PROBLEM DESCRIPTION. The listing below should be printed exactly, every line of it. Skip the pictures.

Charts and diagrams as code.
- - -

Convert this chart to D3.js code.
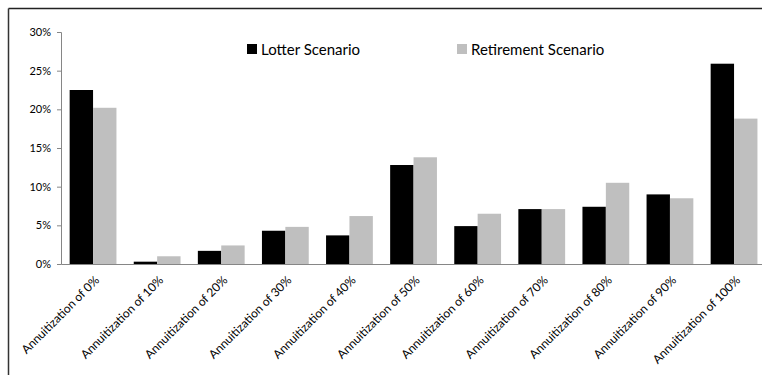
<!DOCTYPE html>
<html>
<head>
<meta charset="utf-8">
<script src="https://cdn.jsdelivr.net/npm/d3@7"></script>
<style>
  html, body { margin: 0; padding: 0; background: #fff; }
  svg { display: block; }
  text { font-family: Lato, "Open Sans", sans-serif; fill: #000; }
</style>
</head>
<body>
<svg id="chart" width="762" height="375"></svg>
<script>
// Share of respondents choosing each annuitization level, by scenario
const categories = [
  "Annuitization of 0%", "Annuitization of 10%", "Annuitization of 20%",
  "Annuitization of 30%", "Annuitization of 40%", "Annuitization of 50%",
  "Annuitization of 60%", "Annuitization of 70%", "Annuitization of 80%",
  "Annuitization of 90%", "Annuitization of 100%"
];
const seriesNames = ["Lotter Scenario", "Retirement Scenario"];
const lotterValues     = [22.5, 0.3, 1.7, 4.3, 3.7, 12.8, 4.9, 7.1, 7.4, 9.0, 25.9];
const retirementValues = [20.2, 1.0, 2.4, 4.8, 6.2, 13.8, 6.5, 7.1, 10.5, 8.5, 18.8];
const yTicks = [0, 5, 10, 15, 20, 25, 30];

const colors = ["#000000", "#bfbfbf"];

const svg = d3.select("#chart");

// outer frame edges
svg.append("line").attr("x1", 8.5).attr("x2", 762).attr("y1", 8.5).attr("y2", 8.5)
  .attr("stroke", "#222").attr("stroke-width", 1.5);
svg.append("line").attr("x1", 8.5).attr("x2", 8.5).attr("y1", 8.5).attr("y2", 375)
  .attr("stroke", "#333").attr("stroke-width", 1.5);

const plotLeft = 61, step = 64.1;
const x = d3.scaleBand()
  .domain(categories)
  .range([plotLeft, plotLeft + step * categories.length])
  .paddingInner(0.27)
  .paddingOuter(0.135);
const xs = d3.scaleBand().domain(seriesNames).range([0, x.bandwidth()]);
const y = d3.scaleLinear().domain([0, 30]).range([264, 32]);

// y axis
const yAxis = d3.axisLeft(y)
  .tickValues(yTicks)
  .tickFormat(d => d + "%")
  .tickSize(4)
  .tickPadding(6);
const gy = svg.append("g").attr("transform", `translate(${plotLeft},0)`).call(yAxis);
gy.select(".domain").attr("stroke", "#868686");
gy.selectAll(".tick line").attr("stroke", "#868686");
gy.selectAll(".tick text").attr("font-size", 11).attr("fill", "#111")
  .style("font-family", "Lato, sans-serif");

// bars
const series = [lotterValues, retirementValues];
series.forEach((vals, si) => {
  svg.append("g").selectAll("rect")
    .data(categories.map((c, i) => ({ c, v: vals[i] })))
    .join("rect")
    .attr("x", d => x(d.c) + xs(seriesNames[si]))
    .attr("width", xs.bandwidth())
    .attr("y", d => y(d.v))
    .attr("height", d => y(0) - y(d.v))
    .attr("fill", colors[si]);
});

// x axis
const xAxis = d3.axisBottom(x).tickSize(0).tickPadding(0);
const gx = svg.append("g").attr("transform", `translate(0,${y(0)})`).call(xAxis);
gx.select(".domain").attr("stroke", "#868686");
gx.selectAll(".tick text")
  .attr("font-size", 12)
  .attr("fill", "#111")
  .style("font-family", "Lato, sans-serif")
  .attr("text-anchor", "end")
  .attr("dy", 0)
  .attr("transform", "translate(7,17) rotate(-45)");

// legend
const legendItems = [
  { name: seriesNames[0], color: colors[0], x: 247 },
  { name: seriesNames[1], color: colors[1], x: 457 }
];
const lg = svg.append("g").selectAll("g").data(legendItems).join("g")
  .attr("transform", d => `translate(${d.x},44)`);
lg.append("rect").attr("width", 10).attr("height", 10).attr("fill", d => d.color);
lg.append("text").attr("x", 14).attr("y", 10.5).attr("font-size", 15)
  .text(d => d.name);
</script>
</body>
</html>
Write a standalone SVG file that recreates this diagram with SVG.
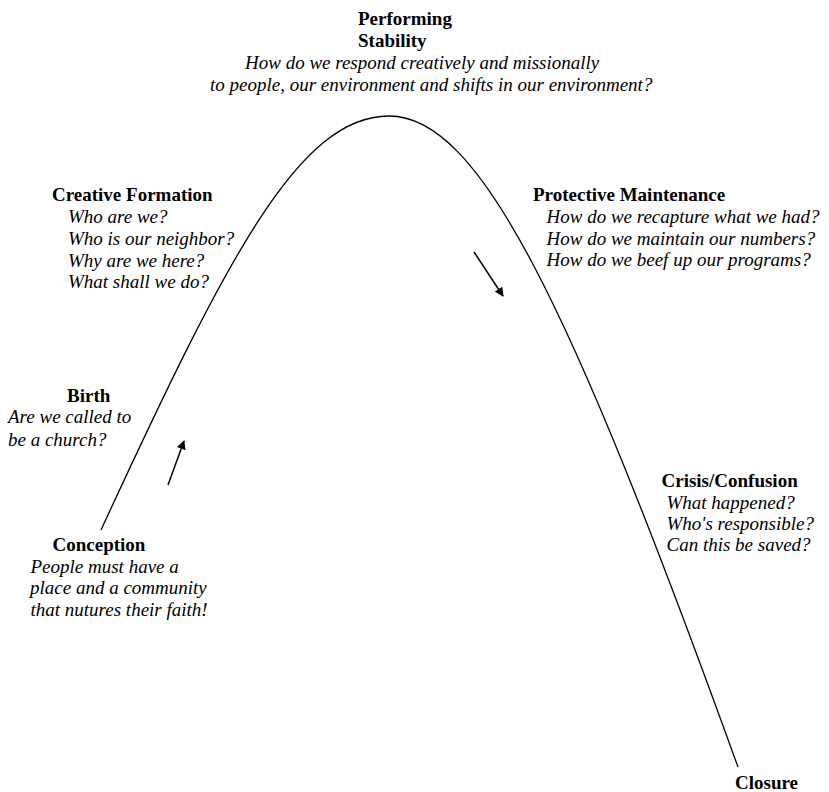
<svg xmlns="http://www.w3.org/2000/svg" width="829" height="792" viewBox="0 0 829 792" font-family="'Liberation Serif', 'Times New Roman', 'DejaVu Serif', serif">
<style>
text{font-family:"Liberation Serif","Times New Roman","DejaVu Serif",serif;font-size:19px;fill:#000}
.h{font-weight:bold}
.q{font-style:italic}
.c{fill:none;stroke:#000;stroke-width:1.3}
.a{fill:none;stroke:#000;stroke-width:1.5}
</style>
<defs>
<marker id="ah" viewBox="0 0 10 10" refX="9" refY="5" markerWidth="10" markerHeight="9" markerUnits="userSpaceOnUse" orient="auto">
<path d="M0,0 L10,5 L0,10 z" fill="#000"/>
</marker>
</defs>
<rect width="829" height="792" fill="#fff"/>
<g id="connectors">
<path class="c" d="M101,530 C227,257 299,116 389,116 C479,116 568,297 738,767"/>
<line class="a" x1="168" y1="485" x2="184" y2="441" marker-end="url(#ah)"/>
<line class="a" x1="474" y1="252" x2="503" y2="296" marker-end="url(#ah)"/>
</g>
<g id="performing">
<text class="h" x="358" y="25">Performing</text>
<text class="h" x="358" y="47">Stability</text>
<text class="q" x="245" y="69">How do we respond creatively and missionally</text>
<text class="q" x="210" y="91">to people, our environment and shifts in our environment?</text>
</g>
<g id="creative-formation">
<text class="h" x="52" y="201">Creative Formation</text>
<text class="q" x="68" y="223">Who are we?</text>
<text class="q" x="68" y="245">Who is our neighbor?</text>
<text class="q" x="68" y="266.5">Why are we here?</text>
<text class="q" x="68" y="288">What shall we do?</text>
</g>
<g id="birth">
<text class="h" x="67" y="401.5">Birth</text>
<text class="q" x="8" y="423">Are we called to</text>
<text class="q" x="8" y="445.5">be a church?</text>
</g>
<g id="conception">
<text class="h" x="52.5" y="551">Conception</text>
<text class="q" x="30.5" y="573">People must have a</text>
<text class="q" x="30" y="594">place and a community</text>
<text class="q" x="30.5" y="615.5">that nutures their faith!</text>
</g>
<g id="protective-maintenance">
<text class="h" x="533" y="201">Protective Maintenance</text>
<text class="q" x="546.5" y="223">How do we recapture what we had?</text>
<text class="q" x="546.5" y="244.5">How do we maintain our numbers?</text>
<text class="q" x="546.5" y="266">How do we beef up our programs?</text>
</g>
<g id="crisis-confusion">
<text class="h" x="661.5" y="487">Crisis/Confusion</text>
<text class="q" x="666.5" y="508.5">What happened?</text>
<text class="q" x="666.5" y="530">Who's responsible?</text>
<text class="q" x="666.5" y="551">Can this be saved?</text>
</g>
<g id="closure">
<text class="h" x="735" y="789">Closure</text>
</g>
</svg>
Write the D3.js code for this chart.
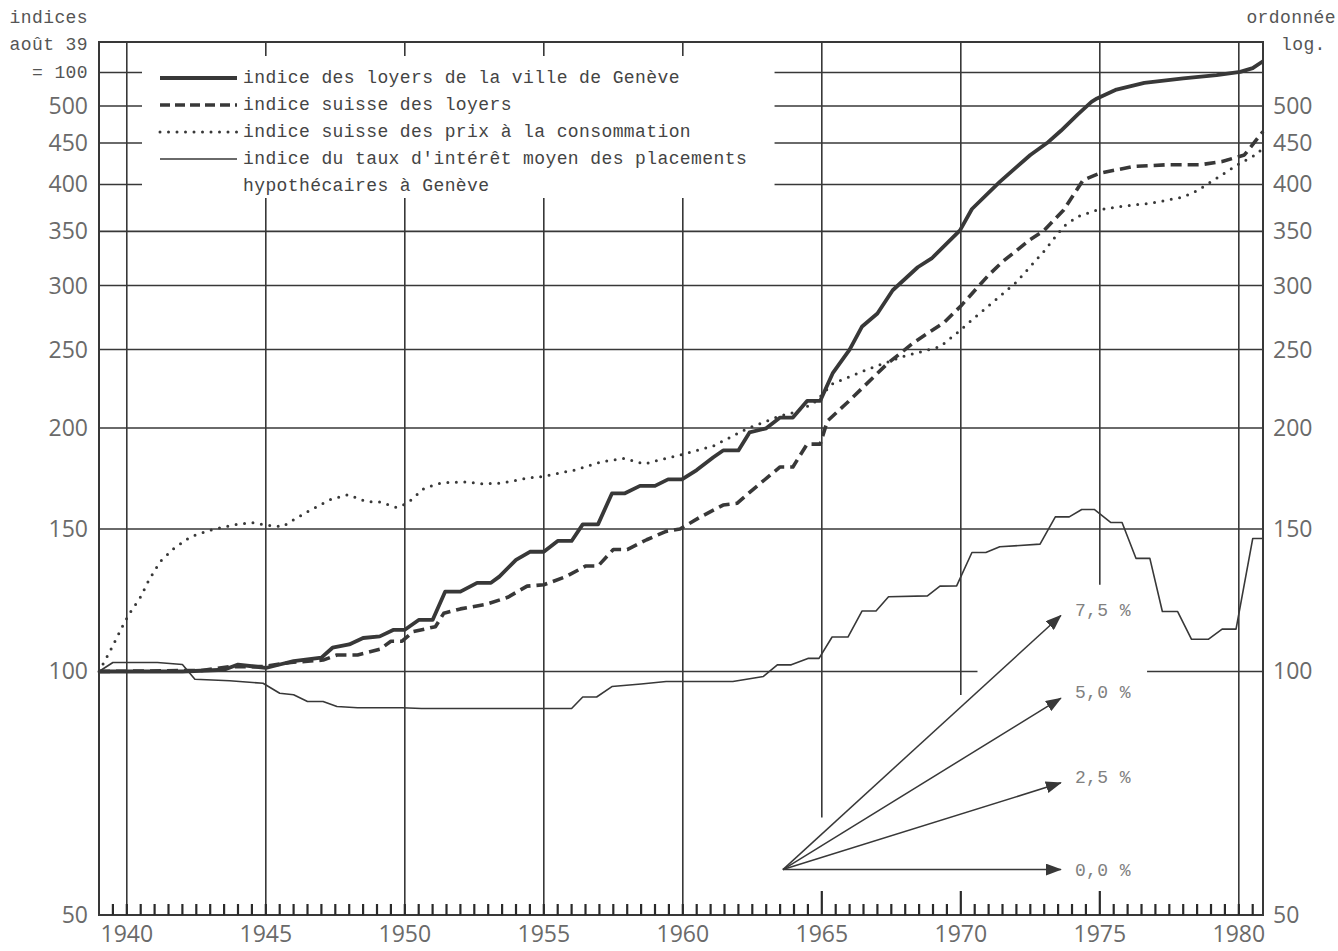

- - -

OUTPUT.
Convert this chart to D3.js code.
<!DOCTYPE html>
<html>
<head>
<meta charset="utf-8">
<script src="https://cdn.jsdelivr.net/npm/d3@7"></script>
<style>
  html, body { margin: 0; padding: 0; background: #fff; }
  svg { display: block; }
  text { font-family: Lato, "Open Sans", sans-serif; fill: #000; }
</style>
</head>
<body>
<svg id="chart" width="762" height="375"></svg>
<script>
// Share of respondents choosing each annuitization level, by scenario
const categories = [
  "Annuitization of 0%", "Annuitization of 10%", "Annuitization of 20%",
  "Annuitization of 30%", "Annuitization of 40%", "Annuitization of 50%",
  "Annuitization of 60%", "Annuitization of 70%", "Annuitization of 80%",
  "Annuitization of 90%", "Annuitization of 100%"
];
const seriesNames = ["Lotter Scenario", "Retirement Scenario"];
const lotterValues     = [22.5, 0.3, 1.7, 4.3, 3.7, 12.8, 4.9, 7.1, 7.4, 9.0, 25.9];
const retirementValues = [20.2, 1.0, 2.4, 4.8, 6.2, 13.8, 6.5, 7.1, 10.5, 8.5, 18.8];
const yTicks = [0, 5, 10, 15, 20, 25, 30];

const colors = ["#000000", "#bfbfbf"];

const svg = d3.select("#chart");

// outer frame edges
svg.append("line").attr("x1", 8.5).attr("x2", 762).attr("y1", 8.5).attr("y2", 8.5)
  .attr("stroke", "#222").attr("stroke-width", 1.5);
svg.append("line").attr("x1", 8.5).attr("x2", 8.5).attr("y1", 8.5).attr("y2", 375)
  .attr("stroke", "#333").attr("stroke-width", 1.5);

const plotLeft = 61, step = 64.1;
const x = d3.scaleBand()
  .domain(categories)
  .range([plotLeft, plotLeft + step * categories.length])
  .paddingInner(0.27)
  .paddingOuter(0.135);
const xs = d3.scaleBand().domain(seriesNames).range([0, x.bandwidth()]);
const y = d3.scaleLinear().domain([0, 30]).range([264, 32]);

// y axis
const yAxis = d3.axisLeft(y)
  .tickValues(yTicks)
  .tickFormat(d => d + "%")
  .tickSize(4)
  .tickPadding(6);
const gy = svg.append("g").attr("transform", `translate(${plotLeft},0)`).call(yAxis);
gy.select(".domain").attr("stroke", "#868686");
gy.selectAll(".tick line").attr("stroke", "#868686");
gy.selectAll(".tick text").attr("font-size", 11).attr("fill", "#111")
  .style("font-family", "Lato, sans-serif");

// bars
const series = [lotterValues, retirementValues];
series.forEach((vals, si) => {
  svg.append("g").selectAll("rect")
    .data(categories.map((c, i) => ({ c, v: vals[i] })))
    .join("rect")
    .attr("x", d => x(d.c) + xs(seriesNames[si]))
    .attr("width", xs.bandwidth())
    .attr("y", d => y(d.v))
    .attr("height", d => y(0) - y(d.v))
    .attr("fill", colors[si]);
});

// x axis
const xAxis = d3.axisBottom(x).tickSize(0).tickPadding(0);
const gx = svg.append("g").attr("transform", `translate(0,${y(0)})`).call(xAxis);
gx.select(".domain").attr("stroke", "#868686");
gx.selectAll(".tick text")
  .attr("font-size", 12)
  .attr("fill", "#111")
  .style("font-family", "Lato, sans-serif")
  .attr("text-anchor", "end")
  .attr("dy", 0)
  .attr("transform", "translate(7,17) rotate(-45)");

// legend
const legendItems = [
  { name: seriesNames[0], color: colors[0], x: 247 },
  { name: seriesNames[1], color: colors[1], x: 457 }
];
const lg = svg.append("g").selectAll("g").data(legendItems).join("g")
  .attr("transform", d => `translate(${d.x},44)`);
lg.append("rect").attr("width", 10).attr("height", 10).attr("fill", d => d.color);
lg.append("text").attr("x", 14).attr("y", 10.5).attr("font-size", 15)
  .text(d => d.name);
</script>
</body>
</html>
Write a standalone SVG file that recreates this diagram with SVG.
<svg xmlns="http://www.w3.org/2000/svg" width="829" height="792" viewBox="0 0 829 792" font-family="'Liberation Serif', 'Times New Roman', 'DejaVu Serif', serif">
<style>
text{font-family:"Liberation Serif","Times New Roman","DejaVu Serif",serif;font-size:19px;fill:#000}
.h{font-weight:bold}
.q{font-style:italic}
.c{fill:none;stroke:#000;stroke-width:1.3}
.a{fill:none;stroke:#000;stroke-width:1.5}
</style>
<defs>
<marker id="ah" viewBox="0 0 10 10" refX="9" refY="5" markerWidth="10" markerHeight="9" markerUnits="userSpaceOnUse" orient="auto">
<path d="M0,0 L10,5 L0,10 z" fill="#000"/>
</marker>
</defs>
<rect width="829" height="792" fill="#fff"/>
<g id="connectors">
<path class="c" d="M101,530 C227,257 299,116 389,116 C479,116 568,297 738,767"/>
<line class="a" x1="168" y1="485" x2="184" y2="441" marker-end="url(#ah)"/>
<line class="a" x1="474" y1="252" x2="503" y2="296" marker-end="url(#ah)"/>
</g>
<g id="performing">
<text class="h" x="358" y="25">Performing</text>
<text class="h" x="358" y="47">Stability</text>
<text class="q" x="245" y="69">How do we respond creatively and missionally</text>
<text class="q" x="210" y="91">to people, our environment and shifts in our environment?</text>
</g>
<g id="creative-formation">
<text class="h" x="52" y="201">Creative Formation</text>
<text class="q" x="68" y="223">Who are we?</text>
<text class="q" x="68" y="245">Who is our neighbor?</text>
<text class="q" x="68" y="266.5">Why are we here?</text>
<text class="q" x="68" y="288">What shall we do?</text>
</g>
<g id="birth">
<text class="h" x="67" y="401.5">Birth</text>
<text class="q" x="8" y="423">Are we called to</text>
<text class="q" x="8" y="445.5">be a church?</text>
</g>
<g id="conception">
<text class="h" x="52.5" y="551">Conception</text>
<text class="q" x="30.5" y="573">People must have a</text>
<text class="q" x="30" y="594">place and a community</text>
<text class="q" x="30.5" y="615.5">that nutures their faith!</text>
</g>
<g id="protective-maintenance">
<text class="h" x="533" y="201">Protective Maintenance</text>
<text class="q" x="546.5" y="223">How do we recapture what we had?</text>
<text class="q" x="546.5" y="244.5">How do we maintain our numbers?</text>
<text class="q" x="546.5" y="266">How do we beef up our programs?</text>
</g>
<g id="crisis-confusion">
<text class="h" x="661.5" y="487">Crisis/Confusion</text>
<text class="q" x="666.5" y="508.5">What happened?</text>
<text class="q" x="666.5" y="530">Who's responsible?</text>
<text class="q" x="666.5" y="551">Can this be saved?</text>
</g>
<g id="closure">
<text class="h" x="735" y="789">Closure</text>
</g>
</svg>
Write the D3.js code for this chart.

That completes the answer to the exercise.